We now summarize and generalize the ideas presented in the above example. The lines in the two state value functions become hyper-planes in the general case. Since we can represent a hyper-plane with a vector of its coefficients, our value function can (and will) be represented with a set of vectors.
To define some notation, let V' be the set of vectors we desire for the next stage of value iteration and V be the set of vectors we have from the previous stage. Here the stages of value iteration simply correspond to succeeding horizon lengths.
As we saw in the example, each vector in V' is constructed from a combination of vectors in V. More precisely each vector is constructed from the immediate rewards and the transformation (using the S() functions) of V.
A vector in V has a particular strategy associated with it. Each vector at a stage represents the value of acting according to the particular current and future strategy for that vector. Selecting a vector at a stage is the same as selecting a particular course of action at a stage and a particular future action strategy. The future strategy is contingent upon the particular observations that are received, but for a particular observation sequence the future strategy is fixed.
When we are given the set of vectors, it is easy to decide how to act for a given belief state; just select the action associated with the vector that gives the highest value at that point. Our problem is to construct those vectors, V', given that we know the best ways to act in the previous stage, which is what V tells us.
Each action we perform has some immediate and some future consequences. The immediate consequences are directly available from the POMDP problem formulation. The future consequences are completely contained in the set V. However, things change when we perform an action, so all the possible future consequences must be weighted by the probability that we will incur those consequences. These probabilities come directly from the POMDP formulation and, more specifically, depend upon our current belief, the immediate action we take and the observation that the world provides us.
Again without going into the formulas, suffice it to say that we can take the set V and transform it into a set S(a,z) for each action, a, and observation, z. Think of each of these sets as the effect of choosing the the various courses of action for the vectors in V after having performed action a and having seen observation z. Constructing each of the sets \S(a,z) is a simple transformation using the set V and the POMDP model parameters.
Once transformed into S(a,z) it is easy to see which vector in V has the best future course of action, given that our immediate action was a and immediate observation was z. In fact, the vectors in S(a,z) also form a piecewise linear convex value function over belief space. Note that if we look at the partition of S(a,z) and the partition of V they are not usually the same.
We now come back to our main problem: how to construct the vectors in V' from the set V. One key point to many of the solution procedures is that given a particular belief point, we can easily construct the vector in V' for that belief point. This may not be completely obvious without any formulas, but it actually easy to show how with our partition view of the sets of vectors.

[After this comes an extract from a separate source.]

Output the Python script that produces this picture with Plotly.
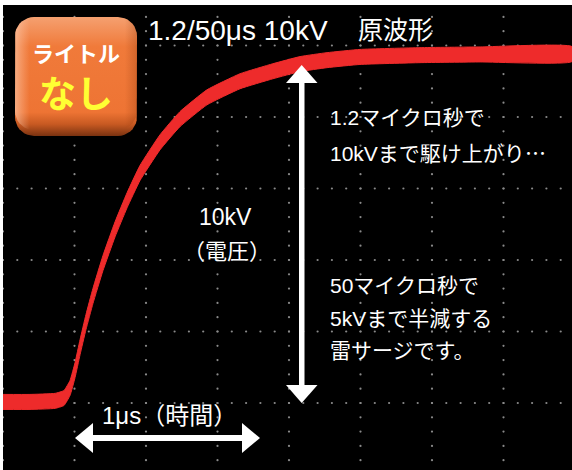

Below is a picture of the S(a,z) partitions of belief space for a particular action, with each observation, one on top of the other.
For a given observation, the choice of action is obvious at a given belief point. The vector that dominates is the one to choose and this is already worked out for us in the partitioning diagram, because it shows where each vector dominates. For all the observations we do the same and it amounts to drawing a vertical line corresponding to a belief point and selecting all the vectors whose partition it intersects.
So for a particular action, given a belief point the vector we are interested in is comprised of the immediate effects of the action plus the sum of all of the chosen vector from each of the sets S(a,z). We must also add the immediate reward effects for that particular action.
However, the vector constructed this way may or may not be in V'. We actually need to construct a vector at this point for each action and determine which one is the dominant one. The dominant one belongs to the set V' and its course of action is associated with it. The strategy that that vector represents is that immediate action, plus the future strategies from the V vectors chosen. Since we selected a different vector for each observation, the future strategy is contingent upon the observation we get.
If it were possible to enumerate all the belief points, we could construct all the vectors this way. Many belief points would produce duplicate vectors, but we could discard those and be left with the set we wanted. Since enumerating belief points is not possible, we must be smarter about generating these vectors. Since we know there are only a finite number of vectors, there exists a finite set of points that would allow us to generate each vector. The problem is that we don't immediately have access to this set.
Displaying the partitioning of the transformed V actually make it easy for us to pick out the vectors by eye. The figure below shows how just need to inspect the partitions to see where there is a different combination of vectors we could choose. We look at each observation and select a color, the number of different combination are the number of vectors that will be in the value function for this particular action a.